The accord came as European nations failed to plug all troop shortfalls identified by commanders battling a fierce Taleban insurgency, and will mean the United States providing 14,000 of some 32,000 Nato troops that will be under British command.

"I am grateful that the United States has decided to bring its forces under ISAF," Secretary-General Jaap de Hoop Scheffer told reporters after a Nato meeting in Slovenia, referring to Nato's International Security Assistance Force.

"It should not be used as an argument that we can now rest on our laurels," he added, urging other allies to come forward with extra troops for the more dangerous south.

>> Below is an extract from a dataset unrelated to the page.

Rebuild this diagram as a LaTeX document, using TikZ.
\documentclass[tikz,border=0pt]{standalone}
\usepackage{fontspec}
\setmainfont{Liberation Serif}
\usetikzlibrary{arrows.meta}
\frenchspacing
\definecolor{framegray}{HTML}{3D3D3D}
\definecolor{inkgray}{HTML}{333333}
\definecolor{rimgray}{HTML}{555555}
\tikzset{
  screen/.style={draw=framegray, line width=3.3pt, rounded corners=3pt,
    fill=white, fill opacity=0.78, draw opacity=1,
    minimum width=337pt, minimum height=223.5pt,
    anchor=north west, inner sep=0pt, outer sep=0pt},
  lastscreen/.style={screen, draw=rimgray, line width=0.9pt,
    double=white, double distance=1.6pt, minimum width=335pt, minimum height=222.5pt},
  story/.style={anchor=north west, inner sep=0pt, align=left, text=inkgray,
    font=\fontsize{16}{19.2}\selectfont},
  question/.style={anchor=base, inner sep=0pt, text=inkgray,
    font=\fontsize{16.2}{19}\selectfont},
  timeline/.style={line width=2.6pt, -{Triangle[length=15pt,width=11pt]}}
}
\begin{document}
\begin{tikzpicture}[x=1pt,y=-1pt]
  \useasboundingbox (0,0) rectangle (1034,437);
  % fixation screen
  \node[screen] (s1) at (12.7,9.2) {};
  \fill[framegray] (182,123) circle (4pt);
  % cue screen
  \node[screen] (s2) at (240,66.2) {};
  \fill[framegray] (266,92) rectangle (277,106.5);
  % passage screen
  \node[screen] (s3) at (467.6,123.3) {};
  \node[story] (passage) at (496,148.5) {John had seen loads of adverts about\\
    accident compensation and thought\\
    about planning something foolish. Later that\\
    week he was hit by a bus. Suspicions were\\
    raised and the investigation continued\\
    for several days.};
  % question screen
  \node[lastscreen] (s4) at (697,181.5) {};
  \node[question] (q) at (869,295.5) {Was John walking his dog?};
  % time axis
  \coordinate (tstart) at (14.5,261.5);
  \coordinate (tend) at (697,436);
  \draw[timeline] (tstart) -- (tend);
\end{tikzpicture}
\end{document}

US Defence Secretary Donald Rumsfeld said it was "perfectly understandable" if other Nato allies restricted where their troops could operate, but added it undermined Nato's flexibility on the ground.

"The aggregation of that is the situation that's really not acceptable," he told a news conference. "I believe a little more progress was made today and we'll just have to keep working on it."

The US troop transfer had been expected later in the year, but alliance officials said battles with resurgent guerrillas in the south showed the urgent need to pool British, Dutch and Canadian troops under Nato with separate US forces.

Afghanistan is experiencing the most serious violence since hardline Taleban Islamists were removed in 2001, and Nato knows its credibility as a genuine fighting force is at stake in the toughest combat in its 57-year history.

Nearly 140 foreign troops, most of them American, British and Canadian, have been killed in fighting or accidents during operations since January, and Nato has acknowledged it underestimated the scale of Taleban resistance.

ISAF currently has just over 20,000 troops from 37 countries operating in the capital Kabul and the north, west and south. The bulk of them are European.

The US-led Operation Enduring Freedom coalition has a similar number. Some US forces will remain outside ISAF command to mount search-and-destroy missions against major Taleban and al Qaeda targets.

De Hoop Scheffer said the alliance made some progress at the talks in the coastal resort of Portoroz in raising 2500 extra troops requested by commanders to reinforce operations in the south, but acknowledged there were still shortages.

Germany, whose parliament on Thursday agreed to extend for another year the mandate of its 3000-strong mission in the relatively calm north of Afghanistan, once again declined at the talks to send any troops to the south.

Other large western European nations including France, Italy and Spain have all refused to send troops to the region, saying their armed forces are at full stretch elsewhere.

Poland has offered 1000 troops to be deployed by next February, and Romania is expected to offer a similar number. Bulgarian Defence Minister Veselin Bliznakov told Reuters it could take a decision to send more troops in October.

Alliance sources said Canada, Denmark, the Czech Republic and Slovakia declared intentions to commit extra forces at some point but did not say how many more troops such offers would add.